Team player and innovator: Hansjörg Dach
Born in Friedrichshafen in 1928, Hansjörg Dach was drafted – aged 16 – in the last months of the war and became a prisoner of war. Upon his return he completed an apprenticeship as toolmaker at ZF and afterwards studied mechanical engineering at the engineering school in Konstanz. In 1955, he returned to ZF to work as a research engineer. At the time, the engineering staff had a strict hierarchy, with the design engineers being at the top end (working on the drawing board in the office wearing white lab coats), whereas the research engineers wore gray workshop coats, their hands dirty with oil, working on strictly defined series of tests.
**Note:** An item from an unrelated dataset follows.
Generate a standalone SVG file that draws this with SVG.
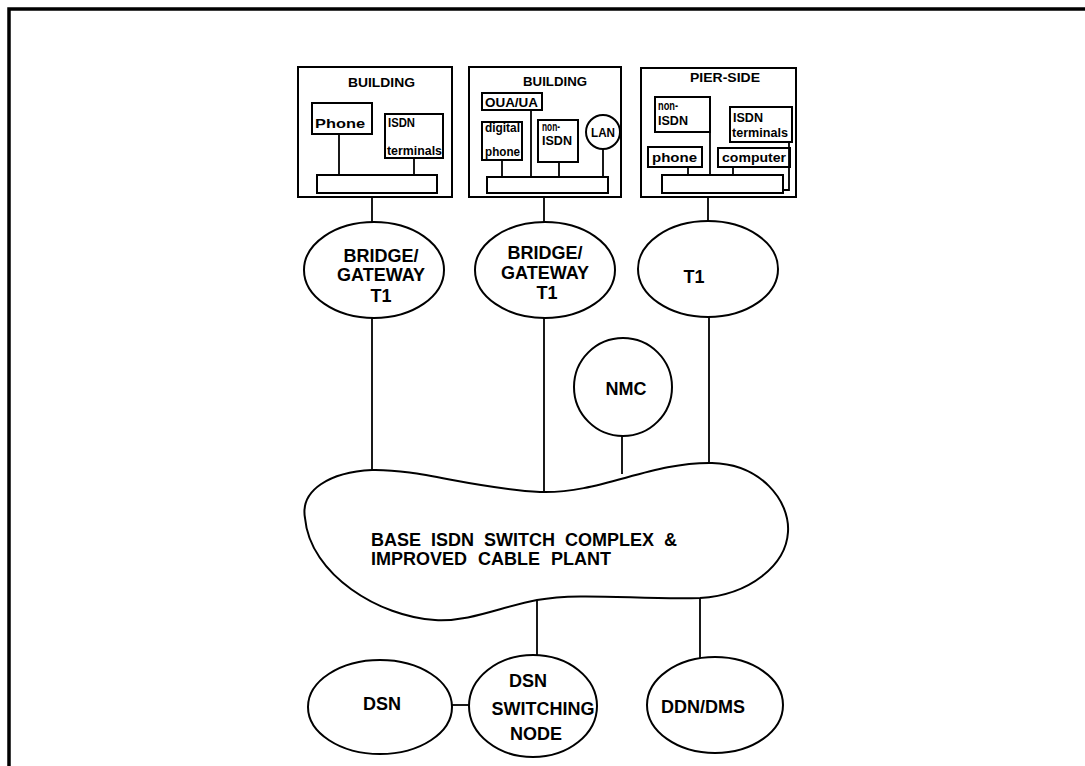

Back then, you had to show special aptitude in order to be allowed to bypass the hierarchy, which was achieved, for instance, by testing leader Otto Schwab, Dach's direct superior. The technical director Albert Maier, who was at the top of both lines of development, had granted Schwab the right to also do design work. Schwab was convinced by the concept of the hydrodynamic transmission that he considered a promising application both for passenger cars and commercial vehicles. He provided the Board of Management with numerous memorandums and, with his test department, sped up development of the transmissions that he had designed. In this context, Dach was involved in the development of ZF's first automatic passenger car transmission being responsible for its hydraulic control unit. The smooth gear changes that became a characteristic of these new ZF transmissions can also be traced back to Dach's achievements.
In 1966, Dach was appointed chief engineer and testing leader himself; in 1972 he took the position of Head of Development for automatic passenger car transmissions. One of his first actions in office was to eliminate the outdated separation between design and testing – in Dach's department, the two "types of engineers" worked at desks facing each other. Also, they were joined by the production planners, so Dach introduced forms of collaboration that today are known as Simultaneous Engineering and Design for Manufacturing and left their mark on the following 3HP22 and 4HP transmission model ranges.
When the production of automatic passenger car transmissions was gradually relocated to ZF's Saarbrücken location, Dach became Managing Director of the then ZF Getriebe GmbH and a member of the ZF Board of Management. Dach retired in 1989, and in the subsequent years until his death in 2014 he assisted in "restoring" the technological history of ZF Friedrichshafen AG.